Richard Whitacre’s life turned upside down in 2023. First the industrial mechanic in Pasadena, Md., got laid off from his longtime job. Soon after, he was diagnosed with colon cancer.

Then, out of nowhere, it seemed that a single investment would put Whitacre’s life back on track. Through a friend, he heard about a firm called Yield Wealth and the “guaranteed” 15.25% return it was offering to investors on some products.

“I figured this is an amazing opportunity and I’ll be set for life,” recalls Whitacre, 60. He talked about it so obsessively, says his wife, Kimberly, that despite her misgivings she eventually told him, “It’s your money, I have no clue, I don’t care anymore, do what you gotta do.”
In March, Whitacre withdrew his entire 401(k) from Fidelity—$763,094.21—and rolled it over into an individual retirement account with Yield, which was affiliated with a firm called Next Level Holdings.
 
The price of Costco stock is absolutely insane, and even crazier is it has absolutely no haters. People love the company so no one hates on the stock of the company that has like 3% profit margins, 1% revenue growth and a higher PE ratio than Nvidia.
 
Can’t read it.
That's weird. Usually gives a shareable copy.

Millions of Americans Have Failed to Comply With New Tax Ownership Rules​

Whether you are an owner of a large private business with cross-border operations or a simple LLC holding a family cottage, it’s likely that you are obligated to comply with new federal ownership disclosure rules by year-end—but have failed to do so.

Three-quarters of the 32 million private companies and pass-through entities that are required to file ownership information to the U.S. Department of Treasury’s Financial Crimes Enforcement Network (FinCEN) starting this year still haven’t done so, risking up to a $10,000 penalty or jail time for noncompliance.

The new rules, passed under the Corporate Transparency Act (CTA) in 2021, apply to people who have substantial control or at least a 25% stake in a business or pass-through entity that isn’t registered with a federal government agency such as the Securities and Exchange Commission.
This generally includes LLCs and private corporations such as S corporations and businesses that were created by filing documents with a state government, and foreign entities registered to do business in the U.S.

Public companies, nonprofits and private companies such as registered investment advisors (RIAs) that already file ownership information with the federal government have no CTA filing obligations.

The rules are an effort by the Treasury Department to crack down on money laundering and tax evasion to reduce the nation’s nearly $700 billion tax gap, which is the difference between taxes owed and taxes paid to the Internal Revenue Service.

“When FinCEN tries to find out who is doing money laundering and hiding money, they’re having a difficult time tracking cash flows because they don’t see who owns what, because people have been able to shield their names and ownership,” Yun says.
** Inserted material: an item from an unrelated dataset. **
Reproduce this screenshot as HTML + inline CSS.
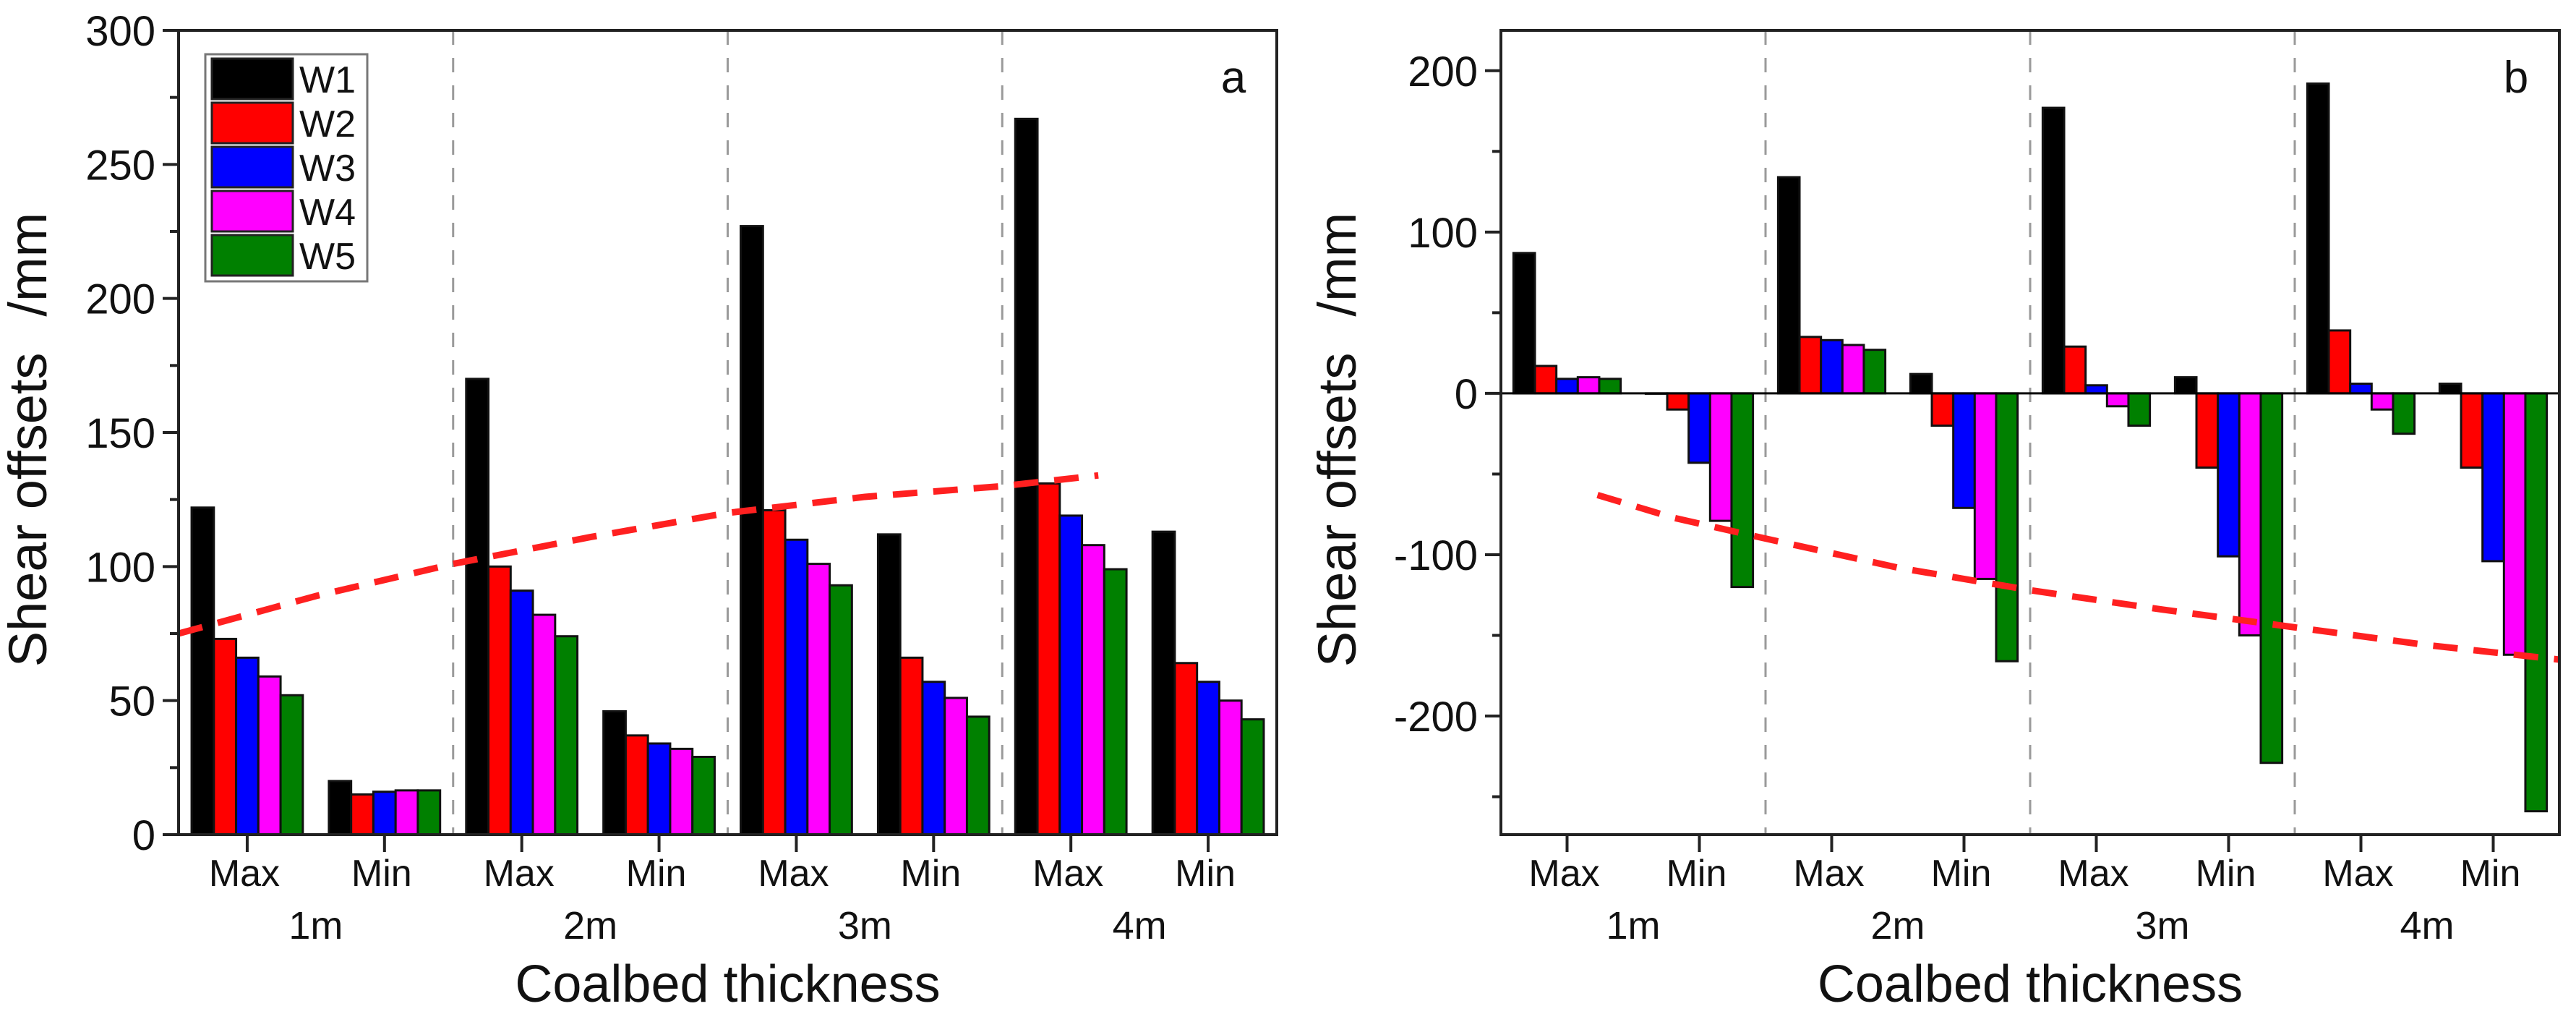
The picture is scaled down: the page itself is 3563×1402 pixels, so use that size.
<!DOCTYPE html>
<html><head><meta charset="utf-8"><style>
html,body{margin:0;padding:0;background:#fff;}
svg{display:block;font-family:"Liberation Sans",Arial,sans-serif;}
</style></head><body>
<svg id="fig" width="3563" height="1402" viewBox="0 0 3563 1402"></svg>
<script>
const categories = ["Max","Min","Max","Min","Max","Min","Max","Min"];
const groups = ["1m","2m","3m","4m"];
const seriesNames = ["W1","W2","W3","W4","W5"];
const colors = ["#000000","#ff0000","#0000ff","#ff00ff","#008000"];
// panel a values, per series across 8 categories
const aW1 = [122,20,170,46,227,112,267,113];
const aW2 = [73,15,100,37,121,66,131,64];
const aW3 = [66,16,91,34,110,57,119,57];
const aW4 = [59,16.5,82,32,101,51,108,50];
const aW5 = [52,16.5,74,29,93,44,99,43];
const aTrendX = [-0.5,0.5,1.5,2.5,3.5,4.5,5.5,6.2];
const aTrendY = [75,89,101,111,120,126,130,134];
const aTicks = [0,50,100,150,200,250,300];
// panel b values
const bW1 = [87,0,134,12,177,10,192,6];
const bW2 = [17,-10,35,-20,29,-46,39,-46];
const bW3 = [9,-43,33,-71,5,-101,6,-104];
const bW4 = [10,-79,30,-115,-8,-150,-10,-162];
const bW5 = [9,-120,27,-166,-20,-229,-25,-259];
const bTrendX = [0.23,0.8,1.5,2.5,3.5,4.5,5.5,6.5,7.5];
const bTrendY = [-63,-77,-90,-108,-122,-134,-145,-156,-165];
const bTicks = [-200,-100,0,100,200];

const NS="http://www.w3.org/2000/svg";
const svg=document.getElementById('fig');
function mk(tag,attrs,parent){const e=document.createElementNS(NS,tag);for(const k in attrs)e.setAttribute(k,attrs[k]);(parent||svg).appendChild(e);return e;}

function panel(p){
  const g=mk('g',{});
  
  
  const L=p.left,R=p.right,T=42,B=1154;
  const slot=(R-L)/8;
  const xc=i=>L+(i+0.5)*slot;
  const y=v=>B-(v-p.ymin)/(p.ymax-p.ymin)*(B-T);
  [2,4,6].forEach(k=>{const d=mk('line',{x1:L+k*slot,x2:L+k*slot,y1:T,y2:B,stroke:'#9a9a9a','stroke-width':3,'stroke-dasharray':'20,18'},g);
    });
  const bw=slot*0.81/5;
  p.series.forEach((arr,s)=>{arr.forEach((v,i)=>{
    const x0=xc(i)-slot*0.405+s*bw;
    const y0=y(Math.max(v,0)),y1=y(Math.min(v,0));
    const r=mk('rect',{x:x0,y:y0,width:bw,height:Math.max(y1-y0,0.5),fill:colors[s],stroke:'#111','stroke-width':3},g);
    
    
  });});
  if(p.ymin<0){const z=mk('line',{x1:L,x2:R,y1:y(0),y2:y(0),stroke:'#000','stroke-width':3},g);
    }
  const pts=p.tx.map((t,i)=>(L+(t+0.5)*slot)+','+y(p.ty[i])).join(' ');
  const tr=mk('polyline',{points:pts,fill:'none',stroke:'#ff2020','stroke-width':9,'stroke-dasharray':'34,22'},g);
  
  const f=mk('rect',{x:L,y:T,width:R-L,height:B-T,fill:'none',stroke:'#222','stroke-width':4},g);
  
  p.ticks.forEach(v=>{
    mk('line',{x1:L-22,x2:L,y1:y(v),y2:y(v),stroke:'#222','stroke-width':4},g);
    const t=mk('text',{x:L-32,y:y(v)+21,'text-anchor':'end','font-size':58,fill:'#111'},g);
    t.textContent=v;
    
  });
  for(let i=0;i<p.ticks.length-1;i++){const m=(p.ticks[i]+p.ticks[i+1])/2;mk('line',{x1:L-12,x2:L,y1:y(m),y2:y(m),stroke:'#222','stroke-width':4},g);}
  if(p.ymin<p.ticks[0]){const m=p.ticks[0]-(p.ticks[1]-p.ticks[0])/2;if(m>p.ymin)mk('line',{x1:L-12,x2:L,y1:y(m),y2:y(m),stroke:'#222','stroke-width':4},g);}
  categories.forEach((c,i)=>{
    mk('line',{x1:xc(i),x2:xc(i),y1:B,y2:B+24,stroke:'#222','stroke-width':4},g);
    const t=mk('text',{x:xc(i)-4,y:1225,'text-anchor':'middle','font-size':52,fill:'#111'},g);
    t.textContent=c;
  });
  groups.forEach((gname,k)=>{
    const t=mk('text',{x:L+(2*k+1)*slot,y:1298,'text-anchor':'middle','font-size':54,fill:'#111'},g);
    t.textContent=gname;
  });
  const xt=mk('text',{x:(L+R)/2,y:1385,'text-anchor':'middle','font-size':72,fill:'#111'},g);
  xt.textContent='Coalbed thickness';
  const yt=mk('text',{x:0,y:0,'text-anchor':'middle','font-size':74,fill:'#111',transform:`translate(${p.ytx},${(T+B)/2+10}) rotate(-90)`},g);
  
  const s1=mk('tspan',{},yt);s1.textContent='Shear offsets';
  const s2=mk('tspan',{dx:50},yt);s2.textContent='/mm';
  const pl=mk('text',{x:R-60,y:128,'text-anchor':'middle','font-size':62,fill:'#111'},g);
  pl.textContent=p.letter;
}
panel({name:'panel-a',left:247,right:1766,ymin:0,ymax:300,series:[aW1,aW2,aW3,aW4,aW5],tx:aTrendX,ty:aTrendY,ticks:aTicks,ytx:64,letter:'a'});
panel({name:'panel-b',left:2076,right:3540,ymin:-273.5,ymax:225,series:[bW1,bW2,bW3,bW4,bW5],tx:bTrendX,ty:bTrendY,ticks:bTicks,ytx:1875,letter:'b'});

const lg=mk('g',{});


mk('rect',{x:284,y:75,width:224,height:314,fill:'#fff',stroke:'#777','stroke-width':3},lg);
seriesNames.forEach((n,i)=>{
  const e=mk('g',{},lg);
  
  
  mk('rect',{x:293,y:81+i*61,width:112,height:56,fill:colors[i],stroke:'#222','stroke-width':3},e);
  const t=mk('text',{x:414,y:128+i*61,'font-size':52,fill:'#111'},e);
  t.textContent=n;
});
</script>
</body></html>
But the low compliance rate so late in the year reflects problems with the general way the CTA was written, says Alan Granwell, an attorney at Holland & Knight. While many owners may not be aware of the new rules, even those who are and have best intentions to file are stumped by myriad questions, he says.

“We’re getting calls left, right and sideways about this stuff,” Granwell says. “You have different questions arise depending on whether you’re in private equity, venture, construction, real estate—each has its own issues.”

Some business owners may be holding off on filing, hoping that the CTA will be overturned in the courts or that Republicans, who typically favor easing regulations and less oversight on businesses, will cancel the CTA requirements next year now that they have a majority in the Senate and the House.

But that’s a risky stance, says Carolyn Yun, a client advisor at Hollow Brook Wealth Management. If the law sticks, FinCEN will have to make an example of non-filer to encourage compliance, she says.

“I would expect jail time would be reserved for egregious offenders. But FinCEN may have to apply daily penalties,” she says.

FinCEN can charge an entity $500 a day up to $10,000 for noncompliance.